Greece Loses Access to 16 Billion Euros: Referendum to Decide Fate

Greek Default: What Are the Implications for Investors?

(Continued from Prior Part)

Greece loses access to 16 billion euros of funding

As a result of its default, made official on June 30, Greece has been cut off from any further IMF (International Monetary Fund) funding until the payment is made. It doesn’t have access to over 16 billion euros—$18 billion—of untapped financial support that it could have still garnered from the IMF.

Greece has new demands

Greece (GREK) has now asked the IMF for a new two-year aid worth 29.1 billion euros—$32 billion—from the ESM (European Stability Mechanism). The ESM was established for emergency bailout funding. If the aid is given to Greece, it will be the third time Greece has received aid in the last five years.

Europe isn’t interested

Meanwhile, German Chancellor Angela Merkel has stated that Germany (EWG) won’t entertain any new Greek request until after the Greek referendum. It’s scheduled for July 5.

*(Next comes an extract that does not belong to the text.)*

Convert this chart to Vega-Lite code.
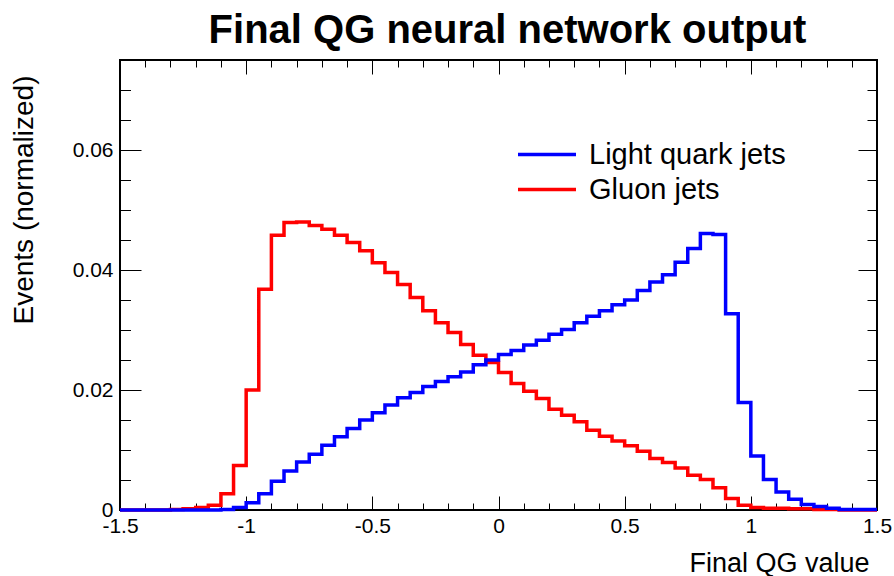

On Friday, June 26, Greece’s Prime Minister Alexis Tsipras announced that a referendum will take place on July 5. Greek voters will have two choices:

  1. Accept the terms of its creditors – this would mean accepting the austerity requirements

  2. Reject the terms – this would lead to a situation where Greece may have to default on its debt. This could perpetuate the need for a “Grexit.”

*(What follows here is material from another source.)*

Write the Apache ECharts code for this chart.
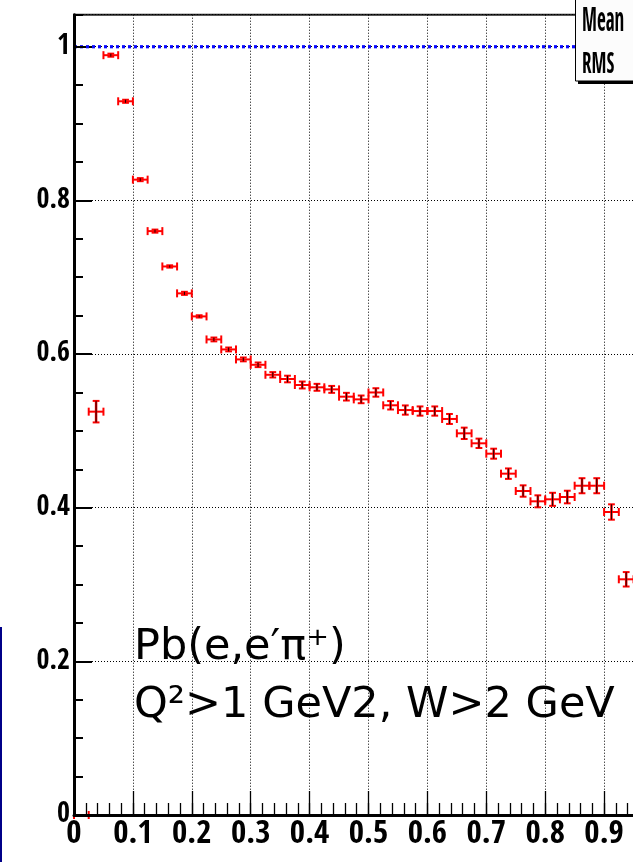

We’ve covered the implications of a Grexit—Greece exiting the Eurozone. Read Exiting the Eurozone: The implications of a ‘Grexit’ to learn more.

The euro could fall more

A Grexit could cause the euro to fall more. It’s already low due to the monetary stimulus induced in the economy by the ECB (European Central Bank). A depreciated euro benefits exporters in the Eurozone like Dutch semiconductor firm ASML Holdings (ASML), Belgian brewer Anheuser-Busch InBev (BUD), and Italian pipe producer Tenaris (TS).

The troika—including the European Commission, the IMF, and the ECB—wants Greece to raise taxes and cut welfare spending to meet its debt obligations. The troika wants these mandatory reform measures to be implemented before any new debt or financing is released to Greece.

Recently, the Greek debt was downgraded by credit rating firm Standard & Poor’s.